• Requirement
Without the pictures, output the lines of the material from the very first through the one that holds "var seriesNames = ['NicromalSoft', 'VeraSoft', 'Wirolloy'];".

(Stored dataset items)
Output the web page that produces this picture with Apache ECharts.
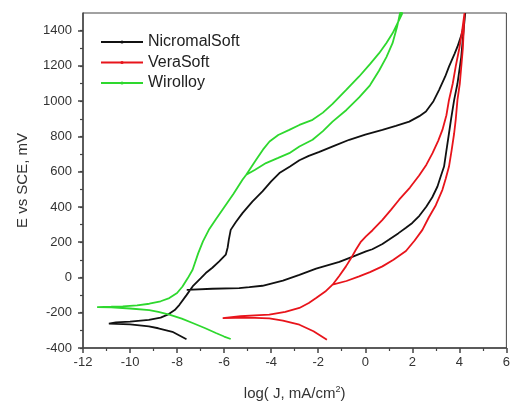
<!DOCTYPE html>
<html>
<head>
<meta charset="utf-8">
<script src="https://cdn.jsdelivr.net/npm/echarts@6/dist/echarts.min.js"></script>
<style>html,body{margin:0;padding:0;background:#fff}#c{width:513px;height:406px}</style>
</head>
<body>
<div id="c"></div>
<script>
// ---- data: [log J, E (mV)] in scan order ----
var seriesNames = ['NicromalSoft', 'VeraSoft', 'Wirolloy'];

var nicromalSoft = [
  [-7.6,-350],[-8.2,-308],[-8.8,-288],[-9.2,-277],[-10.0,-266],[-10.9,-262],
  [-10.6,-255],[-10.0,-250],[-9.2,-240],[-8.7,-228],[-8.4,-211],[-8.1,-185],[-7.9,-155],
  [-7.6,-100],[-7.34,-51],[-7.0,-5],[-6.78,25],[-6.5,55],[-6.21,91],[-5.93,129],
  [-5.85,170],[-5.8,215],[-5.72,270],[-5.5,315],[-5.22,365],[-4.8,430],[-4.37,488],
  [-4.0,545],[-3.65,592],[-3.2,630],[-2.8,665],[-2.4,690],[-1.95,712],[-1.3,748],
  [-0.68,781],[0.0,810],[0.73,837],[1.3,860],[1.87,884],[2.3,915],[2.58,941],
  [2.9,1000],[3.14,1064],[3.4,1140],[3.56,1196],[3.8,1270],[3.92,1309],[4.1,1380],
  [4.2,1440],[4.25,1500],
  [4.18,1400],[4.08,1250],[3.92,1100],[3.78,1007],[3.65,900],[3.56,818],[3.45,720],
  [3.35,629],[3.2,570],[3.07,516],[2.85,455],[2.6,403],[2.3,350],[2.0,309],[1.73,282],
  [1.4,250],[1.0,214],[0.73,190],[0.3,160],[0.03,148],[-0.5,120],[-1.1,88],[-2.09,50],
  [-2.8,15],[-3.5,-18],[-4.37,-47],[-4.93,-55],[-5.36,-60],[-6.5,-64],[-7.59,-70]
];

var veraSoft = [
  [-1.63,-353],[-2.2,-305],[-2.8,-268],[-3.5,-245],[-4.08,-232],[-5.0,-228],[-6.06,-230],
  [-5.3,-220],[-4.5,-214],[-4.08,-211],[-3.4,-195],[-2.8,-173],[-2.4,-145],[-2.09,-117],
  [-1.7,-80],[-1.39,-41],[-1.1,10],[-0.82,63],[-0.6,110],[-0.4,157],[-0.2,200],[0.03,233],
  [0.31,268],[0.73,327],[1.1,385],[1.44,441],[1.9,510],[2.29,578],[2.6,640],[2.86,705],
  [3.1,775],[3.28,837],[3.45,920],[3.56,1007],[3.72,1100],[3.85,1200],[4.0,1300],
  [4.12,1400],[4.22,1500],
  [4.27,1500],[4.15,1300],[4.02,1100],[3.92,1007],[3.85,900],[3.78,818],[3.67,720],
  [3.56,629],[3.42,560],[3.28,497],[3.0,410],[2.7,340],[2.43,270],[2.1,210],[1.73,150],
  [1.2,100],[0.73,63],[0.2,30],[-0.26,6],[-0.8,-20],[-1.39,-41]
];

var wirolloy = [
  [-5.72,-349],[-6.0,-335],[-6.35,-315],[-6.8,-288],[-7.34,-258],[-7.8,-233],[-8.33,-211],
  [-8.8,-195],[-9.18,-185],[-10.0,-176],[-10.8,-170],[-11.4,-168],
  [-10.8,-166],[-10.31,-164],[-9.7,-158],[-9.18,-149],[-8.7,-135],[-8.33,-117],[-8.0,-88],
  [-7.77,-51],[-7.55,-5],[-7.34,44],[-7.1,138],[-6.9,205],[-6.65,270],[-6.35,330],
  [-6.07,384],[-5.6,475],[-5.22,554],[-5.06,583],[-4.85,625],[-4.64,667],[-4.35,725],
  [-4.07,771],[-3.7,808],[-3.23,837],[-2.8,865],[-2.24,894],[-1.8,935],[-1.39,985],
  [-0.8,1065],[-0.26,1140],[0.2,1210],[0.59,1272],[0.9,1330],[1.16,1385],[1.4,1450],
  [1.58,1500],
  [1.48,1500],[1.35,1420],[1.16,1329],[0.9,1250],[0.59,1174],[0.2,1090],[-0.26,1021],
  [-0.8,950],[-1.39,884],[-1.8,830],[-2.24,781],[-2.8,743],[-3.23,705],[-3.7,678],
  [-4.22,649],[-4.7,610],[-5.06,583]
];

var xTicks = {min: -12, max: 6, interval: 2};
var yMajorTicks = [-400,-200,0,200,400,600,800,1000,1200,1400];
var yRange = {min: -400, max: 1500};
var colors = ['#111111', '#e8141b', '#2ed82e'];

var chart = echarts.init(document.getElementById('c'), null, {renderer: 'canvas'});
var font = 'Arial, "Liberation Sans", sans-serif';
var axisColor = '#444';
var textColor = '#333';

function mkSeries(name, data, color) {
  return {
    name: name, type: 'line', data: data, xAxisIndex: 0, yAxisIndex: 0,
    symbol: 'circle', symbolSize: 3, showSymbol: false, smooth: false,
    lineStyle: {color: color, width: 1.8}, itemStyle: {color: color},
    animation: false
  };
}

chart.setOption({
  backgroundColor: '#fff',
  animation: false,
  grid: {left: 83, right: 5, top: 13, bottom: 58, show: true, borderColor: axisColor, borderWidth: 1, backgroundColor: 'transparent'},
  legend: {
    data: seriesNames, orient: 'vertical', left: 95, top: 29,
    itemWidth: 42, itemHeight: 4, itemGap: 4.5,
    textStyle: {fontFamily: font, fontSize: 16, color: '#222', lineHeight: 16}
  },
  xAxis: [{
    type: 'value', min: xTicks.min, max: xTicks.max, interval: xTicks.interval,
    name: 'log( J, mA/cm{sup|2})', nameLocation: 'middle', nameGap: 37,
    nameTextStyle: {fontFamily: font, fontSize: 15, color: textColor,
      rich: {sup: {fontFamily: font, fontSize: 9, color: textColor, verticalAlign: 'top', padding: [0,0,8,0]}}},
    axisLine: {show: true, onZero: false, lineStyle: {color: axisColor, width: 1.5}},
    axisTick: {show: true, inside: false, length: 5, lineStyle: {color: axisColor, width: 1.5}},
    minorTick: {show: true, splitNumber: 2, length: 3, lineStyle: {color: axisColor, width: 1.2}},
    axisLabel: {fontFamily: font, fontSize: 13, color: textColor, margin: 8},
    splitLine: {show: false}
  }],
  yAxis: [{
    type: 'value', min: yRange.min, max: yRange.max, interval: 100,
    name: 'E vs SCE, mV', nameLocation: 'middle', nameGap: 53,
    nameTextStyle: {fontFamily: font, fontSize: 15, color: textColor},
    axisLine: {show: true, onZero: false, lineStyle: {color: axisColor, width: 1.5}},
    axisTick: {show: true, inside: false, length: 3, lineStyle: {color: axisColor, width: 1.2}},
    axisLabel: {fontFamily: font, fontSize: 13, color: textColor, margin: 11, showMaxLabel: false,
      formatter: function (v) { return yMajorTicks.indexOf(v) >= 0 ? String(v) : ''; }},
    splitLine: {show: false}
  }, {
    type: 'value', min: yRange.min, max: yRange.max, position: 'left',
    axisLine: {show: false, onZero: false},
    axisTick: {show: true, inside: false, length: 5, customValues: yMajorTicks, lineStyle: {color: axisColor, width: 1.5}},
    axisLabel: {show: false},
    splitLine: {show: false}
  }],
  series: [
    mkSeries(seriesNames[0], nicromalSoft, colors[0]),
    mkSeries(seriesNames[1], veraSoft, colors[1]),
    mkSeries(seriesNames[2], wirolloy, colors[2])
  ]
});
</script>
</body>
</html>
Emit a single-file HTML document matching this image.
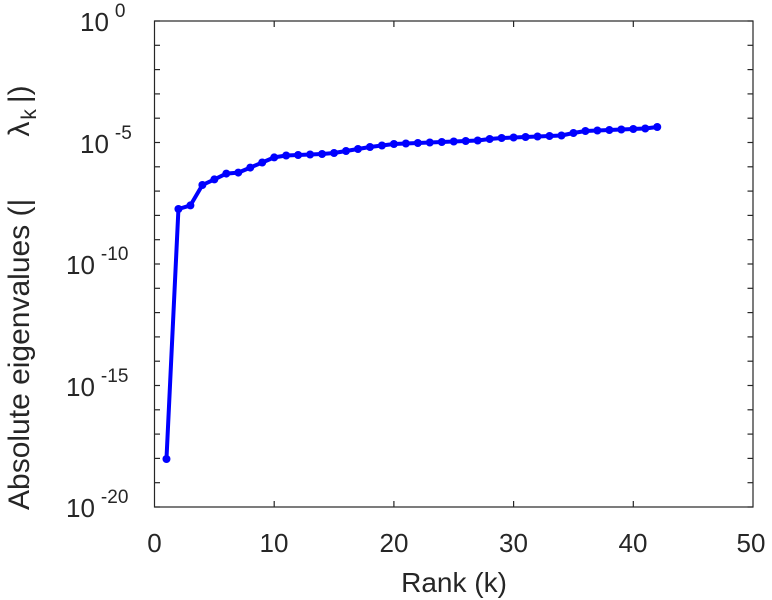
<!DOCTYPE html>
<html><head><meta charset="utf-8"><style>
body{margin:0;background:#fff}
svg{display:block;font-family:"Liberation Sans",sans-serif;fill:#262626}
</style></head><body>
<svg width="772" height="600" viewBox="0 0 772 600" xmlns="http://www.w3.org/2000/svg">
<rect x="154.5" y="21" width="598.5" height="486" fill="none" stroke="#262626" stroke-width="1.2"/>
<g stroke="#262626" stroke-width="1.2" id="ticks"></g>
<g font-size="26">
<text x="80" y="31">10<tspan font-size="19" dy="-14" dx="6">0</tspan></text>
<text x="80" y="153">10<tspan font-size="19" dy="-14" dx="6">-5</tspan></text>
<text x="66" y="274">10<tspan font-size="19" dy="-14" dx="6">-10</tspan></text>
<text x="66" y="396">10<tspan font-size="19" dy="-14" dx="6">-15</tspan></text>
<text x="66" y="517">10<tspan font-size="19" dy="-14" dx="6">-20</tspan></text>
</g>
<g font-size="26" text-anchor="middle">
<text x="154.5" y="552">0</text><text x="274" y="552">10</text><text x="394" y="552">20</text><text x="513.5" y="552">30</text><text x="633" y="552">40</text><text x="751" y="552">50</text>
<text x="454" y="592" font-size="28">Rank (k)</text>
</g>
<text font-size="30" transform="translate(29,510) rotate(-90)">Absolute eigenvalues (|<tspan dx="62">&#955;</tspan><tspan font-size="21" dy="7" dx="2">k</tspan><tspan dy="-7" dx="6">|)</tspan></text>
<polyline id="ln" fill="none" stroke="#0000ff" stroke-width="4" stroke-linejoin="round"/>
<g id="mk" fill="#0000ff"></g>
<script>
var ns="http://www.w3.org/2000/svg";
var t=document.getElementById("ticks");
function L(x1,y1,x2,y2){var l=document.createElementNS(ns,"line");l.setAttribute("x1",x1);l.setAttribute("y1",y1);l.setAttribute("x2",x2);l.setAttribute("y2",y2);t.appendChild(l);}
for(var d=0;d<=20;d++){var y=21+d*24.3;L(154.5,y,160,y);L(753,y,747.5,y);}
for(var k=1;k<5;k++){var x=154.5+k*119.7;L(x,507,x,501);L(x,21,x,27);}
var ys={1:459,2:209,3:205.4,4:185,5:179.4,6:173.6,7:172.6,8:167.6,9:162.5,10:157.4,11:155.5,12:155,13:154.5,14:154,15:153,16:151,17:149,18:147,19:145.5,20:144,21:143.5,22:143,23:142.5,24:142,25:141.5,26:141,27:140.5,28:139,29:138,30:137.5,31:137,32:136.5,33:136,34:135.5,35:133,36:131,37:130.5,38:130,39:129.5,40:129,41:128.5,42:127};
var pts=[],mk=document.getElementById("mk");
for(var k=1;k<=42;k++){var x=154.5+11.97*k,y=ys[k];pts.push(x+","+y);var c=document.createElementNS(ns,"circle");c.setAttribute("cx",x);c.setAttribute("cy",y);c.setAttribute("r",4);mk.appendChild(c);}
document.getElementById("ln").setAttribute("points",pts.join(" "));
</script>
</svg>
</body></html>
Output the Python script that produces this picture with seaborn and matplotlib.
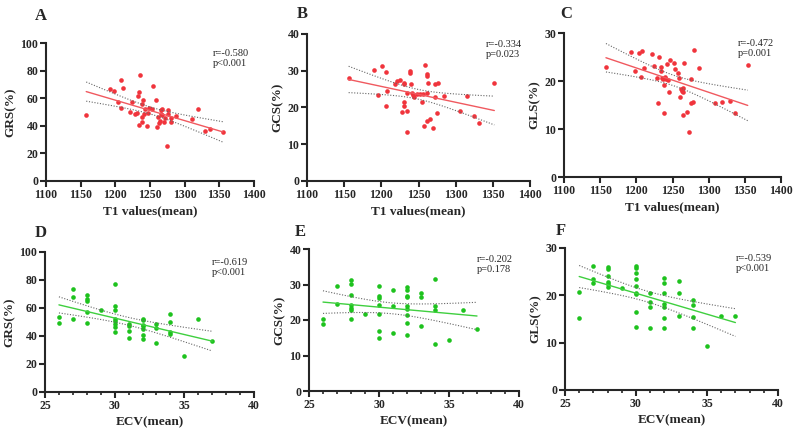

• Response to this task
Output the web page that produces this picture with Apache ECharts.
<!DOCTYPE html>
<html>
<head>
<meta charset="utf-8">
<script src="https://cdn.jsdelivr.net/npm/echarts@6/dist/echarts.min.js"></script>
<style>html,body{margin:0;padding:0;background:#fff}#c{width:513px;height:406px}</style>
</head>
<body>
<div id="c"></div>
<script>
// ---- data: [log J, E (mV)] in scan order ----
var seriesNames = ['NicromalSoft', 'VeraSoft', 'Wirolloy'];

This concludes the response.